I understand the reasoning behind using resource URLs, as these resources technically need to be created and are not part of the Acorn Image. But in the beginning this was a bit confusing. Maybe this is just a documentation issue.

Development

For development we always need a vast range of tools. Especially when working with multiple programming languages. I tend to avoid installing those on my local machine and instead use containers. In easier cases I use Remote Containers for VS Code. For more complex use cases that include databases, I rely on docker-compose. But if the application needs to run in a Kubernetes cluster, it would be twice the work to maintain the docker-compose.yaml and the k8s manifests. With Acorn, I can use the same manifests for development and production.
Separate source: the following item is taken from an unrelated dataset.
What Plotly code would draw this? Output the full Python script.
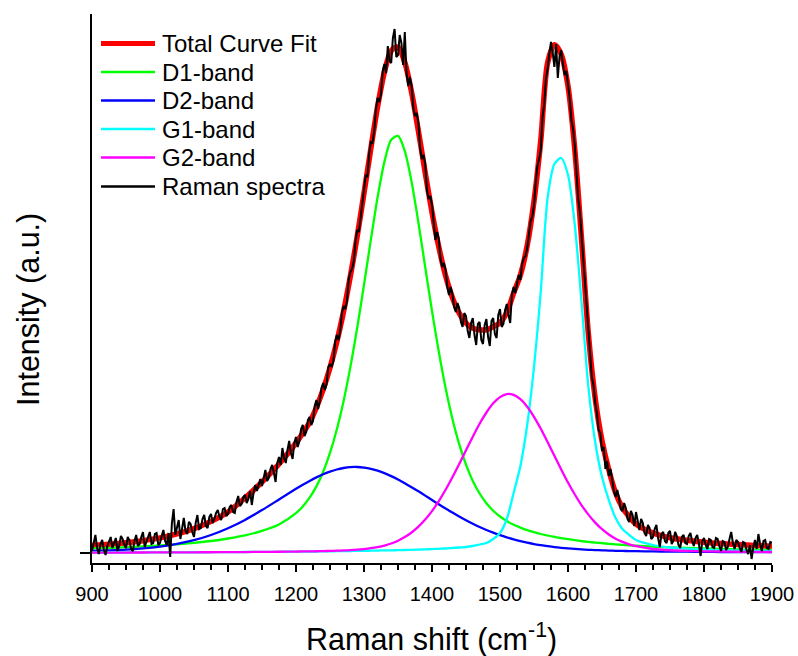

Of course I need to sprinkle some if statements in the Acornfile to make it work for both environments, but it feels much more natural than maintaining two different sets of manifests.

And to be honest, I think an Acornfile is far easier to read, than a docker-compose.yaml or many k8s manifests.

Production Use

I have been using Acorn in production for a few months now and I have not encountered any problems so far. Instead I really like gathering all logs of one application with a single command out of the box: acorn logs [app].

I also like the fact, that Acorn knows the concept of an app. That way it can provide a great overview about whole applications across multiple resource types.

Conclusion

I really like Acorn and I think it’s a great tool to simplify the deployment of applications to Kubernetes. It’s not perfect, but it’s a great start. At the moment I’m not sure if I would use it for a production application with a lot of users, but I would definitely use it for my personal projects.